## STATED PROBLEM
Look through the records and report how many lines include the word "script", with no other words.
- - - - - - -
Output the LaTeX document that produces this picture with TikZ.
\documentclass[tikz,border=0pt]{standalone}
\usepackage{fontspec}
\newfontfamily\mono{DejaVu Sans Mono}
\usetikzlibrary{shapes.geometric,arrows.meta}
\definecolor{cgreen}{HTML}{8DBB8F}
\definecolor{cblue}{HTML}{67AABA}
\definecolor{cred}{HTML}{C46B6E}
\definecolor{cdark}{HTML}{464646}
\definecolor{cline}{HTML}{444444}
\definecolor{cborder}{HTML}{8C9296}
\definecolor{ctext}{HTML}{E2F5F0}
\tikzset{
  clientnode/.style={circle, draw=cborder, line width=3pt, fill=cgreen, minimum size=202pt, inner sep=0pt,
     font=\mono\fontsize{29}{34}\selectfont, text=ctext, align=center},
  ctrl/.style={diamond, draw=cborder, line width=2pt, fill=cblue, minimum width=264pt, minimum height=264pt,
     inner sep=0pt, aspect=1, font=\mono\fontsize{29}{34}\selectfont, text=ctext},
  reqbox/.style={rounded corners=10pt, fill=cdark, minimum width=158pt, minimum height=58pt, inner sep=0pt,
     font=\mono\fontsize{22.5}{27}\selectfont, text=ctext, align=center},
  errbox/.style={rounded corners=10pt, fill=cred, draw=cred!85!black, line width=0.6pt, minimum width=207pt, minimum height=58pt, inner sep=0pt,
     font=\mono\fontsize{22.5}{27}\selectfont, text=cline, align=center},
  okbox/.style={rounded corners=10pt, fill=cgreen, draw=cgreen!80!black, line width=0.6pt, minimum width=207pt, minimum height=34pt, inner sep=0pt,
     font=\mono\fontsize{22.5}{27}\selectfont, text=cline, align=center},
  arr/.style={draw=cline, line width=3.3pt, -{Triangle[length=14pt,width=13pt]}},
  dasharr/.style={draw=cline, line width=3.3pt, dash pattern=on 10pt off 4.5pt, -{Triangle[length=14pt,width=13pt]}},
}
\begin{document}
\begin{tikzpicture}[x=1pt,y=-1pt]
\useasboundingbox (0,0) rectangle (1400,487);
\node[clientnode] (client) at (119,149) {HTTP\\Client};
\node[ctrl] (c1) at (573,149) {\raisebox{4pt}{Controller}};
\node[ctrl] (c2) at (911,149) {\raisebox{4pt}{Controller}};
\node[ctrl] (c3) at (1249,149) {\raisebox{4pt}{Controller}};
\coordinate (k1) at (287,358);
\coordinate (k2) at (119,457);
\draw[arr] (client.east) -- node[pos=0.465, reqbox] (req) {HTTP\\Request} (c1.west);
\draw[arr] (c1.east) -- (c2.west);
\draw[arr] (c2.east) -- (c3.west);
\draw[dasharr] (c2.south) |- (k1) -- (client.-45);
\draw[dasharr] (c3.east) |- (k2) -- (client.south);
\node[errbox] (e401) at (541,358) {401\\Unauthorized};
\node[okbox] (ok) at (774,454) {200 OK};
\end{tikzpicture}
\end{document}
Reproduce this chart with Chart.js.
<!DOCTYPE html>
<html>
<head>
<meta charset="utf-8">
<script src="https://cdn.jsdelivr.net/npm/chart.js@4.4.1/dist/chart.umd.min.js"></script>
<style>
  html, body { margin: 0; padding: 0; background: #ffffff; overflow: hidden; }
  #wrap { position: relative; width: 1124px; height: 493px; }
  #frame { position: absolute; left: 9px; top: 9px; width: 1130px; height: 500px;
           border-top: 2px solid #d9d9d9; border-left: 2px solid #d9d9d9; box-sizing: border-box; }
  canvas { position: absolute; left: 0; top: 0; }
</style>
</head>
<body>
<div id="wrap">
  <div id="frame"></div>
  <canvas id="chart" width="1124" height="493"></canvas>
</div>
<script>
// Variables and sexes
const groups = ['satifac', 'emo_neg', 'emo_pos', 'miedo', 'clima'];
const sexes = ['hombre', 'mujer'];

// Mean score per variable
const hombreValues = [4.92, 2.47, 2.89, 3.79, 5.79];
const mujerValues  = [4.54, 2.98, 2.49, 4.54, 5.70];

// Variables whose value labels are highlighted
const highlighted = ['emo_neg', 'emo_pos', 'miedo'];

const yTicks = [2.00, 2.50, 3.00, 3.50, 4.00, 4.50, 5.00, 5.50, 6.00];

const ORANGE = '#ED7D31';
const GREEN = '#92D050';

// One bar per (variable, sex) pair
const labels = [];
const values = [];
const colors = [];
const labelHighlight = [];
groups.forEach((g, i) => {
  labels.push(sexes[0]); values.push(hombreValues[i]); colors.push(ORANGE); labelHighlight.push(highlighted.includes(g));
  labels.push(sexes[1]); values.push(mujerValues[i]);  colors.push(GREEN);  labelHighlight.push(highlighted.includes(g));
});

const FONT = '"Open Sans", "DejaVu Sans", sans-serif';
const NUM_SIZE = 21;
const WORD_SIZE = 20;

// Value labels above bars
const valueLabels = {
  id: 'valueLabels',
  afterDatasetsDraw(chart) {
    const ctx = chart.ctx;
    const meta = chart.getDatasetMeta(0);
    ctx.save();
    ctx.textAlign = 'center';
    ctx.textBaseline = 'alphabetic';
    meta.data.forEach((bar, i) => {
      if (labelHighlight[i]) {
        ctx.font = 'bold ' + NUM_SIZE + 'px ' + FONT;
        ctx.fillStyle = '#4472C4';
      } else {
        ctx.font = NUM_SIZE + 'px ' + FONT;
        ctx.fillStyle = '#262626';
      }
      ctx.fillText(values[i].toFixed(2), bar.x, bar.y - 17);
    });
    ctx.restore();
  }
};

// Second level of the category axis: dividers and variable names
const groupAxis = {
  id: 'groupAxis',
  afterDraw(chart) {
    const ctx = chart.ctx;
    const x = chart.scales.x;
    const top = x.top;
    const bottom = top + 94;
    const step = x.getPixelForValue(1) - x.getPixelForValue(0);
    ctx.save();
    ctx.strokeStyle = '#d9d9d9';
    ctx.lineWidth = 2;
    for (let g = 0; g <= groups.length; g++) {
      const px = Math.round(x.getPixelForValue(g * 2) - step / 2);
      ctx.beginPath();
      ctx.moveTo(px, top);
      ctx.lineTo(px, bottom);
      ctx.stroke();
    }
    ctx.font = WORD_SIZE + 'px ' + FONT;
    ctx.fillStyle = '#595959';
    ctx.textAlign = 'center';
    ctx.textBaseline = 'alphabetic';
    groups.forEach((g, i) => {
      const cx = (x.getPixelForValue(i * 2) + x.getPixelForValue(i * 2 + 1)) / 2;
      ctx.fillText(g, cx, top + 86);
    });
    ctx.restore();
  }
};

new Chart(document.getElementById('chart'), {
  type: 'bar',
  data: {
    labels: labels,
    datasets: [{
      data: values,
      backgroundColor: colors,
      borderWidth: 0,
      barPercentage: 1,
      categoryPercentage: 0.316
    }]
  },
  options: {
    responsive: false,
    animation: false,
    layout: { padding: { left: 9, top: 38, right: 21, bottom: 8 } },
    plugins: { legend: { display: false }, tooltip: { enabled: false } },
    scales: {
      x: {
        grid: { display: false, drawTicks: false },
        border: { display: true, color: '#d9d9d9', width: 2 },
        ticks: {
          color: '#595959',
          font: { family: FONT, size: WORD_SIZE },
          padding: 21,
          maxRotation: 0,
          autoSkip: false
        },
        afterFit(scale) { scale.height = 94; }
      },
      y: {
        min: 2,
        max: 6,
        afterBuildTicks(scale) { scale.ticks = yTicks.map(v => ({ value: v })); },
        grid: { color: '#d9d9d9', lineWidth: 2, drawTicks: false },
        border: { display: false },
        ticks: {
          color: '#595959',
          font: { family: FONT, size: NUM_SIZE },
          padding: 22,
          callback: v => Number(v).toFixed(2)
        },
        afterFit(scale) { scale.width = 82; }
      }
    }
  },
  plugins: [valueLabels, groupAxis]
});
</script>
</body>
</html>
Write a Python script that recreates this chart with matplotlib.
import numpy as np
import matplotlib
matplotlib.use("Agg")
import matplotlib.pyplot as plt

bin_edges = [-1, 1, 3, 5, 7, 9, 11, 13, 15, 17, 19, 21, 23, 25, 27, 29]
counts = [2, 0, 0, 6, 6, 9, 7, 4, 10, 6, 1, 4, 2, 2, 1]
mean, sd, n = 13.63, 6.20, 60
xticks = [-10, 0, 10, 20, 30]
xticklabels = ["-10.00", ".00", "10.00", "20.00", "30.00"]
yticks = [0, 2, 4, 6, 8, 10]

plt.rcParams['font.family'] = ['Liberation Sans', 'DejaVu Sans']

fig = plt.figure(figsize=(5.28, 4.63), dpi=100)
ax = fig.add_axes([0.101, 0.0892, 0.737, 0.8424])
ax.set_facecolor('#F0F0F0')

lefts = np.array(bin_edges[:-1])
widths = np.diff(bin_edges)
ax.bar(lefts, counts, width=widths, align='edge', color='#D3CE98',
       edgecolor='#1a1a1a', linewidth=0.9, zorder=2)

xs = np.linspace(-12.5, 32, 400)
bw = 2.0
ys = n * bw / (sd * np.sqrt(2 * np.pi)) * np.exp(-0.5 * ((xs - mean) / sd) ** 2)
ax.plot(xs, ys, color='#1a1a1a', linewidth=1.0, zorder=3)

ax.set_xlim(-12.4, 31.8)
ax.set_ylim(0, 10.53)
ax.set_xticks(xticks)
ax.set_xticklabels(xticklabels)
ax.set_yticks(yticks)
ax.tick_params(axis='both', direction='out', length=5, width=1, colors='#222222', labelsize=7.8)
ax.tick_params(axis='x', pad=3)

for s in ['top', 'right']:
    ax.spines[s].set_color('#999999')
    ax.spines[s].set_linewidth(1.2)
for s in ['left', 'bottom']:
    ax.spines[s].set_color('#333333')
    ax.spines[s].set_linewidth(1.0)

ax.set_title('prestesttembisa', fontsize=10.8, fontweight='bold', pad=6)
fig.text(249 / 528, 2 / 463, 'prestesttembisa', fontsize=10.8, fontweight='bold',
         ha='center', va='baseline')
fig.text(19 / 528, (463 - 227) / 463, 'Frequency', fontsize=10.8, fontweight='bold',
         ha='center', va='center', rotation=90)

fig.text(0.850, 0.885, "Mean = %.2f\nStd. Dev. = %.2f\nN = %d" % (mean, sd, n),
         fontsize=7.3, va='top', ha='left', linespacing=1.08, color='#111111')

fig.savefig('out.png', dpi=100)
- - - - - - -
## WRITTEN REPLY
4